- LRX highlighted in red

Route information
- Status: Planning stage

Major junctions
- Beltway around Lafayette

Location
- Country: United States
- State: Louisiana

Highway system
- Louisiana State Highway System; Interstate; US; State; Scenic;

= Lafayette Regional Xpressway =

The Lafayette Regional Xpressway (LRX) is a planned controlled-access toll road in Lafayette Parish, Louisiana. The LRX has also been termed the Lafayette Loop. It will provide an alternative highway for north–south traffic bypassing the City of Lafayette's urban core. The expressway is being planned by the Lafayette Metropolitan Expressway Commission. The LRX will connect I-49 north of Lafayette near the city of Carencro, Louisiana, I-10 west of Lafayette near the cities of Scott, Louisiana and Duson, Louisiana, and U.S. 90 south of the city of Lafayette near the city of Youngsville, Louisiana. The proposed roadway will initially be four lanes, but will be designed to accommodate future expansion to six lanes. The final LRX length will be between 27 and 36 mi in length. Construction may follow a phased approach with the roadway south of I-10 given first priority.

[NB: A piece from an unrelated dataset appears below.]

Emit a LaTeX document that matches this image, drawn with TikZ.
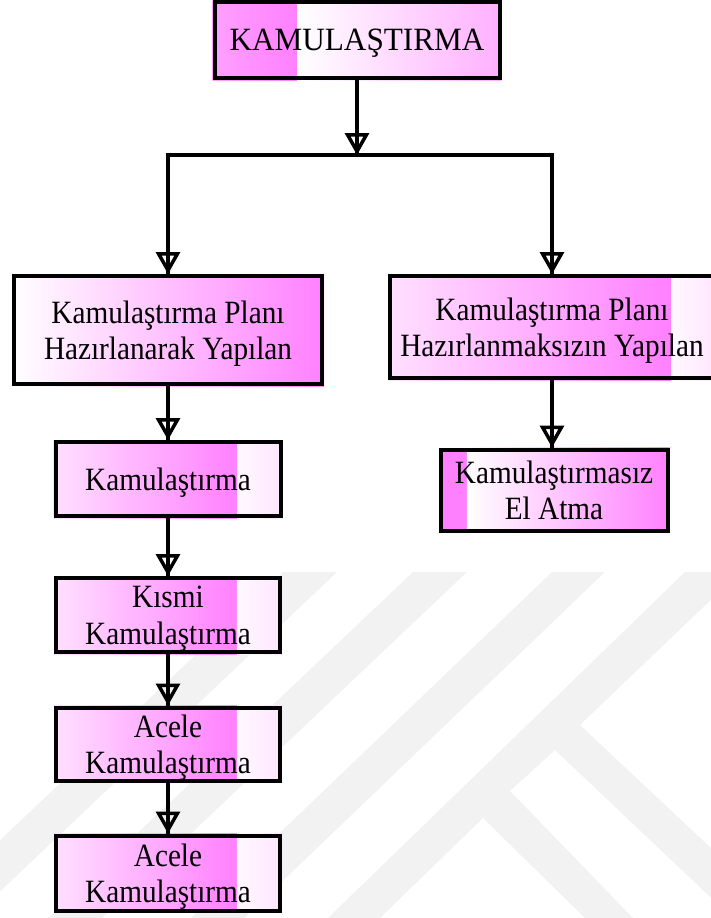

Following a draft issued in December 2018, a combined LRX Tier 1 Final Environmental Impact Statement and Record of Decision was issued by the Louisiana Department of Transportation and Development in December 2022 and signed by the Federal Highway Administration in February 2023.
The ROD concluded that the no-build alternative "does not meet the purpose and need of the project as it does not provide the north-south capacity increase through the region."
Preliminary cost estimates were prepared as a part of the Tier 1 EIS. Estimated costs in 2017 dollars for a potential alignment within a southern corridor alternative range between $383,000,000 and $496,000,000, and between $268,000,000 and $435,000,000 for a northern corridor alternative.

==History==
Louisiana Act 893, the "Lafayette Metropolitan Expressway Commission Act," was enacted by the Louisiana State Legislature in 2003. This act created the Lafayette Metropolitan Expressway Commission (LMEC), and grants it the powers to promote, plan, finance, develop, construct, control, regulate, operate, and maintain any limited access tollway or transitway to be constructed within Lafayette Parish. Act 893 gives the LMEC specific authority to pursue nontraditional funding sources, including toll road alternatives. The LMEC may also pursue Public–private partnerships. The LMEC first met in late 2003, and in 2004 the LMEC initiated a transportation improvement project titled the Lafayette Metropolitan Expressway which was later renamed the Lafayette Regional Xpressway (LRX). Planning and public outreach for the bypass was paused beginning around 2011 and resumed in 2016 so as not to compete for the public's attention with the proposed Lafayette Interstate 49 Connector which would be a six-lane interstate routed through the City of Lafayette.

As with many large transportation projects, development of the LRX environmental impact statement is utilizing a tiered process to study project impacts. Tier 1 examined five corridor alternatives. At the end of the tier 1, a preferred LRX corridor was selected and documented in a record of decision. During the more detailed Tier 2 review, LRX alignments within the preferred corridor will be considered.

The LMEC hosted informal open-house meetings in June 2017 and in February 2019 to involve the public in the LRX project review process. The LMEC reported that it was studying potential corridor alternatives for the Lafayette Regional Xpressway (LRX), which was described as "a proposed loop facility around the Lafayette region to lessen the burden on local arterial roads and streets." The 2019 meeting provided project details on the preferred corridor alternative.

==Proposed routing==

Several alternative corridors were considered for the LRX during the Tier 1 study. A project corridor has now been selected.